That proposal is part of a patent application extension filed last week by AT&T, which has proposed a "method, system and apparatus for providing self-destructing electronic mail messages."
AT&T's play is that emails are ill-suited to safeguarding sensitive data. "Conventional e-mail systems may also be inappropriate for sending confidential or proprietary information because these systems do not allow the sender of an e-mail message to control the lifespan of the e-mail message," according to the patent application. "E-mail messages may, therefore, languish in a recipient's e-mail 'in-box' or on an e-mail server computer for months or even years." Furthermore, while some systems do allow a sender to request a deletion date for emails, "an e-mail sender cannot be certain that a sent e-mail message containing time sensitive information will ever be deleted," it said.
The heart of AT&T's proposal involves email clients and servers that are designed to ensure that messages can be set to self-destruct at a designated time. The patent application is an extension of a similar patent filed by the same three researchers in 2002, which was issued in 2008.
[ Are privacy worries much ado about nothing?

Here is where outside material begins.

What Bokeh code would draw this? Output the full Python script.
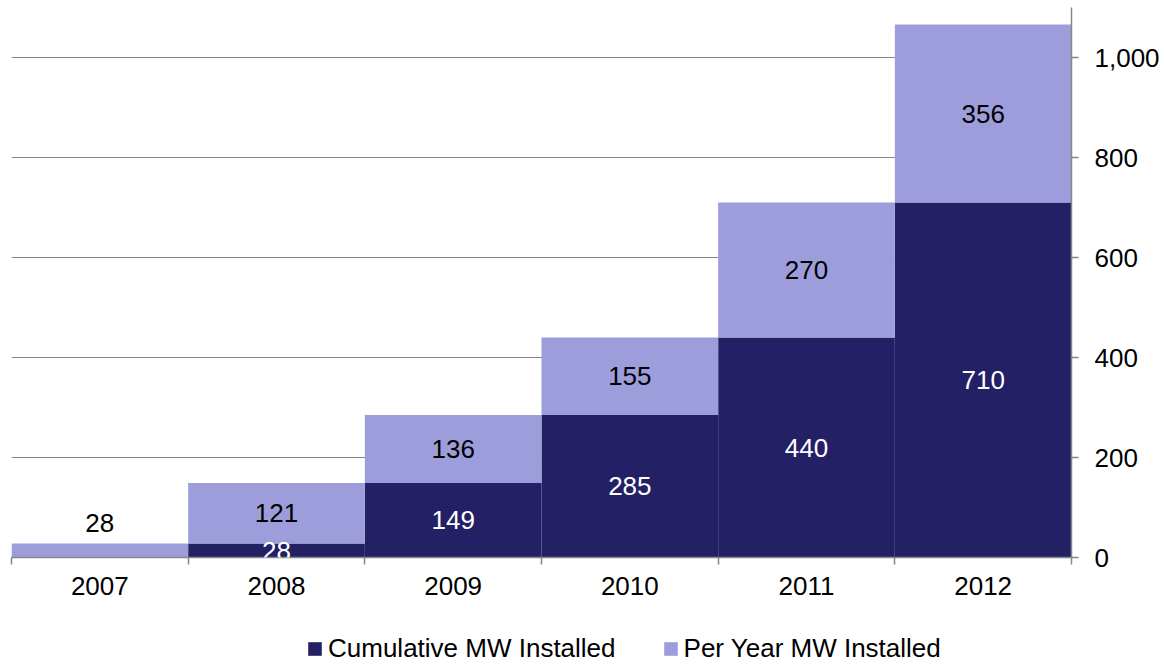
from bokeh.plotting import figure
from bokeh.layouts import column
from bokeh.models import (ColumnDataSource, Range1d, FixedTicker, NumeralTickFormatter,
                          LabelSet, Legend, LegendItem)
from bokeh.core.properties import value
from bokeh.embed import file_html
from bokeh.resources import INLINE

# ---- data ----
years = ["2007", "2008", "2009", "2010", "2011", "2012"]
cumulative = [0, 28, 149, 285, 440, 710]
per_year = [28, 121, 136, 155, 270, 356]
y_ticks = [0, 200, 400, 600, 800, 1000]
series_names = ["Cumulative MW Installed", "Per Year MW Installed"]

DARK = "#232066"
LIGHT = "#9e9ddc"
GRAY = "#868686"
FONT = "Liberation Sans"
FS = "26px"

idx = list(range(len(years)))
src = ColumnDataSource(dict(
    x=idx, year=years, cumulative=cumulative, per_year=per_year,
    cum_lab=[str(v) if v > 0 else "" for v in cumulative],
    cum_y=[v / 2 for v in cumulative],
    per_lab=[str(v) for v in per_year],
    per_y=[c + p / 2 for c, p in zip(cumulative, per_year)],
    per_off=[28 if p < 60 else 0 for p in per_year],
))

p = figure(frame_width=1060, frame_height=550,
           x_range=Range1d(-0.5, len(years) - 0.5),
           y_range=Range1d(0, 1100),
           y_axis_location="right",
           output_backend="svg", toolbar_location=None,
           min_border_left=11, min_border_top=7, min_border_right=70,
           min_border_bottom=52)
p.outline_line_color = None
p.background_fill_color = "white"
p.border_fill_color = "white"

p.vbar_stack(["cumulative", "per_year"], x="x", width=1.0, source=src,
             color=[DARK, LIGHT], line_color=None)

# x axis
xa = p.xaxis[0]
xa.ticker = FixedTicker(ticks=idx, minor_ticks=[i - 0.5 for i in range(len(years) + 1)])
xa.major_label_overrides = {i: y for i, y in zip(idx, years)}
xa.major_tick_line_color = None
xa.major_tick_out = 7
xa.major_tick_in = 0
xa.minor_tick_line_color = GRAY
xa.minor_tick_line_width = 1.5
xa.minor_tick_out = 7
xa.minor_tick_in = 0
xa.axis_line_color = GRAY
xa.axis_line_width = 1.5
xa.major_label_text_font = FONT
xa.major_label_text_font_size = FS
xa.major_label_text_color = "black"
xa.major_label_standoff = 12

# y axis
ya = p.yaxis[0]
ya.ticker = FixedTicker(ticks=y_ticks)
ya.formatter = NumeralTickFormatter(format="0,0")
ya.axis_line_color = GRAY
ya.axis_line_width = 1.5
ya.major_tick_line_color = GRAY
ya.major_tick_line_width = 1.5
ya.major_tick_out = 7
ya.major_tick_in = 0
ya.minor_tick_line_color = None
ya.major_label_text_font = FONT
ya.major_label_text_font_size = FS
ya.major_label_text_color = "black"
ya.major_label_standoff = 16

p.xgrid.grid_line_color = None
p.ygrid.ticker = FixedTicker(ticks=y_ticks)
p.ygrid.grid_line_color = GRAY
p.ygrid.grid_line_width = 1

# data labels
p.add_layout(LabelSet(x="x", y="cum_y", text="cum_lab", source=src,
                      text_align="center", text_baseline="middle",
                      text_color="white", text_font=value(FONT), text_font_size=value(FS)))
p.add_layout(LabelSet(x="x", y="per_y", text="per_lab", source=src, y_offset="per_off",
                      text_align="center", text_baseline="middle",
                      text_color="black", text_font=value(FONT), text_font_size=value(FS)))

# legend strip (separate small figure below the chart)
lg = figure(frame_width=1060, frame_height=55,
            x_range=Range1d(0, 1), y_range=Range1d(0, 1),
            output_backend="svg", toolbar_location=None,
            min_border_left=11, min_border_top=0, min_border_right=70,
            min_border_bottom=0)
lg.axis.visible = False
lg.grid.visible = False
lg.outline_line_color = None
lg.border_fill_color = "white"
dummy = ColumnDataSource(dict(x=[-10], top=[0]))
rd = lg.vbar(x="x", top="top", width=0.1, source=dummy, color=DARK, line_color=None)
rl = lg.vbar(x="x", top="top", width=0.1, source=dummy, color=LIGHT, line_color=None)
legend = Legend(items=[LegendItem(label=series_names[0], renderers=[rd]),
                       LegendItem(label=series_names[1], renderers=[rl])],
                orientation="horizontal", location=(295, 0),
                glyph_width=17, glyph_height=17, label_standoff=5, spacing=46,
                padding=0, margin=0, border_line_color=None, background_fill_alpha=0,
                label_text_font=FONT, label_text_font_size=FS, label_text_color="black")
lg.add_layout(legend, "center")

layout = column(p, lg, spacing=0)
open("out.html", "w").write(file_html(layout, INLINE))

See Online Privacy: We Just Don't Care. ]
According to the patent application, "when a self-destructing e-mail message is received, the destruction date associated with the e-mail message is identified and the message is destroyed at the specified time." That time could be a specific date and time, a preset countdown that starts when the message is read, or the message could be deleted as soon as it's been read and closed.
Users would also be able to restrict how the email's contents could be used. "The e-mail client application may prevent operations from being performed on self-destructing e-mail messages such as printing, forwarding, saving, moving or other types of operations for duplicating the content of the e-mail message," according to the patent application.
Of course, such a system wouldn't prevent a user from performing a screen capture of the email message. Or if some type of technological restriction was put in place on that technology -- which is built into operating systems -- users could still take a photograph of the screen with a smartphone. Then again, if the email system was deployed in a controlled environment, such as a facility designed to handle classified material, smartphones and other recording devices could be prohibited.